Tal como relação sexual que têm uma vez Cristina e Maria Elena (Penélope Cruz), a desequilibrada ex-esposa de Juan Antonio, num intervalo do "ménage-à-trois" que se estabelece entre eles. (Aliás, o relacionamento entre Juan Antonio e Maria Elena, numa dualidade entre amor e ódio, atração e repulsão, mostrando dois seres que "foram feitos e não foram feitos um para o outro", como diz ele a Vicky, é, a meu ver, um dos únicos, se não o único, elementos positivos do roteiro.)

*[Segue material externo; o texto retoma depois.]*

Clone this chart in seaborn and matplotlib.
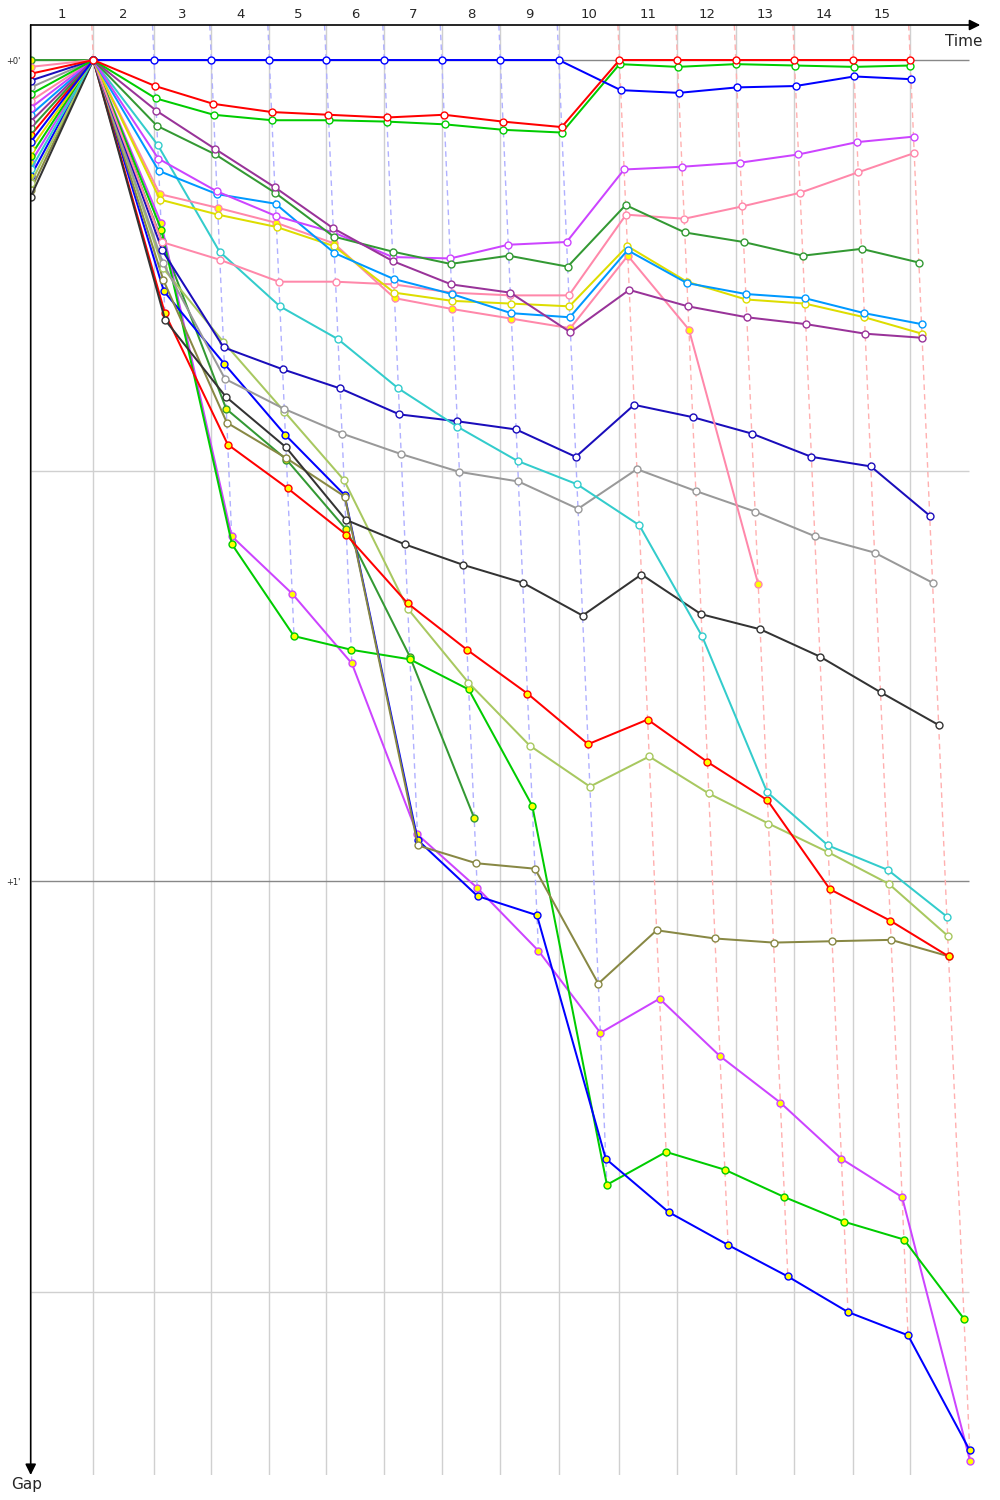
import numpy as np
import pandas as pd
import matplotlib
matplotlib.use("Agg")
import matplotlib.pyplot as plt
import seaborn as sns

# leader lap times in seconds, laps 1..15
lap_times = [107.0, 103.8, 97.9, 99.2, 96.9, 99.6, 98.2, 100.1, 99.9, 103.6,
             99.1, 99.8, 100.2, 100.9, 97.0]
lap_leader = ["red"] + ["blue"] * 8 + ["red"] * 6
lap_labels = [str(i) for i in range(1, 16)]

# gap to leader (s) per rider: start, lap 1 .. lap 15
nan = np.nan
gap_blue = [6.0, 0, 0, 0, 0, 0, 0, 0, 0, 0, 2.2, 2.4, 2.0, 1.9, 1.2, 1.4]
gap_red = [1.0, 0, 1.9, 3.2, 3.8, 4.0, 4.2, 4.0, 4.5, 4.9, 0, 0, 0, 0, 0, 0]
gap_green = [2.5, 0, 2.8, 4.0, 4.4, 4.4, 4.5, 4.7, 5.1, 5.3, 0.3, 0.5, 0.3, 0.4, 0.5, 0.4]
gap_purple = [4.5, 0, 3.7, 6.5, 9.3, 12.3, 14.7, 16.4, 17.0, 19.9, 16.8, 18.0, 18.8, 19.3, 20.0, 20.3]
gap_dkgreen = [5.0, 0, 4.8, 6.9, 9.7, 12.9, 14.0, 14.9, 14.3, 15.1, 10.6, 12.6, 13.3, 14.3, 13.8, 14.8]
gap_magenta = [3.5, 0, 7.2, 9.6, 11.4, 12.6, 14.4, 14.5, 13.5, 13.3, 8.0, 7.8, 7.5, 6.9, 6.0, 5.6]
gap_cyan = [8.0, 0, 6.2, 14.0, 18.0, 20.4, 24.0, 26.8, 29.3, 31.0, 34.0, 42.1, 53.5, 57.4, 59.2, 62.6]
gap_skyblue = [4.0, 0, 8.1, 9.8, 10.5, 14.1, 16.0, 17.1, 18.5, 18.8, 13.9, 16.3, 17.1, 17.4, 18.5, 19.3]
gap_yellow = [6.5, 0, 10.2, 11.3, 12.2, 13.6, 17.0, 17.6, 17.8, 18.0, 13.6, 16.2, 17.5, 17.8, 18.8, 20.0]
gap_pink2 = [0.5, 0, 9.8, 10.8, 11.9, 13.4, 17.4, 18.2, 18.9, 19.6, 14.3, 19.7, 38.3, nan, nan, nan]
gap_pink = [3.0, 0, 13.3, 14.6, 16.2, 16.2, 16.4, 17.0, 17.2, 17.2, 11.3, 11.6, 10.7, 9.7, 8.2, 6.8]
gap_navy = [1.5, 0, 13.9, 21.0, 22.6, 24.0, 25.9, 26.4, 27.0, 29.0, 25.2, 26.1, 27.3, 29.0, 29.7, 33.3]
gap_gray = [2.0, 0, 14.8, 23.3, 25.5, 27.3, 28.8, 30.1, 30.8, 32.8, 29.9, 31.5, 33.0, 34.8, 36.0, 38.2]
gap_black = [10.0, 0, 19.0, 24.6, 28.3, 33.6, 35.4, 36.9, 38.2, 40.6, 37.6, 40.5, 41.6, 43.6, 46.2, 48.6]
gap_red2 = [5.5, 0, 18.5, 28.1, 31.3, 34.7, 39.7, 43.1, 46.3, 50.0, 48.2, 51.3, 54.1, 60.6, 62.9, 65.5]
gap_blue2 = [8.5, 0, 16.9, 22.2, 27.4, 31.8, 57.0, 61.1, 62.5, 80.3, 84.2, 86.6, 88.9, 91.5, 93.2, 101.6]
gap_olive = [9.5, 0, 16.1, 26.5, 29.1, 31.9, 57.4, 58.7, 59.1, 67.5, 63.6, 64.2, 64.5, 64.4, 64.3, 65.5]
gap_ltolive = [9.0, 0, 15.2, 20.6, 25.7, 30.7, 40.1, 45.5, 50.1, 53.1, 50.9, 53.6, 55.8, 57.9, 60.2, 64.0]
gap_green2 = [7.0, 0, 12.4, 35.4, 42.1, 43.1, 43.8, 46.0, 54.5, 82.2, 79.8, 81.1, 83.1, 84.9, 86.2, 92.0]
gap_magenta2 = [7.5, 0, 11.9, 34.8, 39.0, 44.1, 56.6, 60.5, 65.1, 71.1, 68.6, 72.8, 76.2, 80.3, 83.1, 102.4]
gap_dkgreen2 = [0.0, 0, 13.2, 25.5, 29.2, 34.3, 43.6, 55.4, nan, nan, nan, nan, nan, nan, nan, nan]

W, Y = "white", "#ffff00"
riders = [
    (gap_dkgreen2, "#339933", Y), (gap_magenta2, "#cc44ff", Y),
    (gap_green2, "#00cc00", Y), (gap_blue2, "#0000ff", Y),
    (gap_olive, "#888844", W), (gap_ltolive, "#a8c860", W),
    (gap_red2, "#ff0000", Y), (gap_black, "#333333", W),
    (gap_gray, "#999999", W), (gap_navy, "#1a0dbb", W),
    (gap_cyan, "#33cccc", W), (gap_pink2, "#ff88aa", Y),
    (gap_pink, "#ff88aa", W), (gap_yellow, "#dddd00", W),
    (gap_skyblue, "#0099ff", W), (gap_magenta, "#cc44ff", W),
    (gap_dkgreen, "#339933", W), (gap_purple, "#993399", W),
    (gap_green, "#00cc00", W), (gap_blue, "#0000ff", W),
    (gap_red, "#ff0000", W),
]

sns.set_style("white")
plt.rcParams["font.family"] = ["DejaVu Sans"]

fig = plt.figure(figsize=(10, 15), dpi=100)
ax = fig.add_axes([30.7 / 1000, 25 / 1500, 954.3 / 1000, 1450 / 1500])

x_max, g_top, g_bot = 1631, -2.56, 103.41
T = np.cumsum(lap_times)
T0 = np.concatenate([[0], T])

# grid
ax.vlines(T, g_top, g_bot, color="#d0d0d0", lw=1, zorder=0)
for g, c in zip([0, 30, 60, 90], ["#888888", "#d0d0d0", "#888888", "#d0d0d0"]):
    ax.hlines(g, 0, T[-1] + 100, color=c, lw=1, zorder=0)

# lap lines
all_gaps = np.array([r[0] for r in riders], dtype=float)
for k in range(1, 16):
    gmax = np.nanmax(all_gaps[:, k])
    col = "#b0b0ff" if lap_leader[k - 1] == "blue" else "#ffb0b0"
    ax.plot([T0[k] + g_top, T0[k] + gmax], [g_top, gmax], color=col, lw=1,
            ls=(0, (4, 3)), zorder=1)

for gaps, col, fill in riders:
    g = np.array(gaps, dtype=float)
    x = T0 + g
    x[0] = 0
    m = ~np.isnan(g)
    df = pd.DataFrame({"time": x[m], "gap": g[m]})
    sns.lineplot(data=df, x="time", y="gap", ax=ax, color=col, linewidth=1.45,
                 marker="o", markersize=5, markerfacecolor=fill,
                 markeredgecolor=col, markeredgewidth=1, sort=False,
                 estimator=None, zorder=3)

ax.set_xlim(0, x_max)
ax.set_ylim(g_bot, g_top)
for s in ax.spines.values():
    s.set_visible(False)
ax.set_xlabel("")
ax.set_ylabel("")

mids = (T0[:-1] + T0[1:]) / 2
ax.xaxis.tick_top()
ax.set_xticks(mids)
ax.set_xticklabels(lap_labels)
ax.set_yticks([0, 60])
ax.set_yticklabels(["+0'", "+1'"])
ax.tick_params(axis="x", length=0, pad=3, labelsize=9.5)
ax.tick_params(axis="y", length=0, pad=7, labelsize=6)

arrow = dict(arrowstyle="-|>", color="black", lw=1.2, mutation_scale=16,
             shrinkA=0, shrinkB=0)
ax.annotate("", xy=(0.995, 1), xytext=(0, 1), xycoords="axes fraction",
            arrowprops=arrow, annotation_clip=False)
ax.annotate("", xy=(0, 0), xytext=(0, 1), xycoords="axes fraction",
            arrowprops=arrow, annotation_clip=False)
ax.text(0.997, 0.994, "Time", transform=ax.transAxes, ha="right", va="top",
        fontsize=11)
fig.text(0.011, 1 - 1485 / 1500, "Gap", fontsize=11, va="center", ha="left")

fig.savefig("out.png", dpi=100)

Para piorar, esses furos no roteiro não são compensados pela direção de Woody Allen - sem brilho, pouco inspirada, sem a "entrega" que vimos nos seus grandes filmes - que o tornaram durante alguns anos um dos diretores mais importantes do cinema contemporâneo. A impressão que passa é que ele não está muito à vontade em terras espanholas.

E, assim, "Vicky Cristina Barcelona" o faz retornar aos baixos de sua filmografia, forçando-nos à pergunta se já não estaria na hora de ele começar a pensar nos rumos que a sua carreira vem tomando de alguns anos para cá.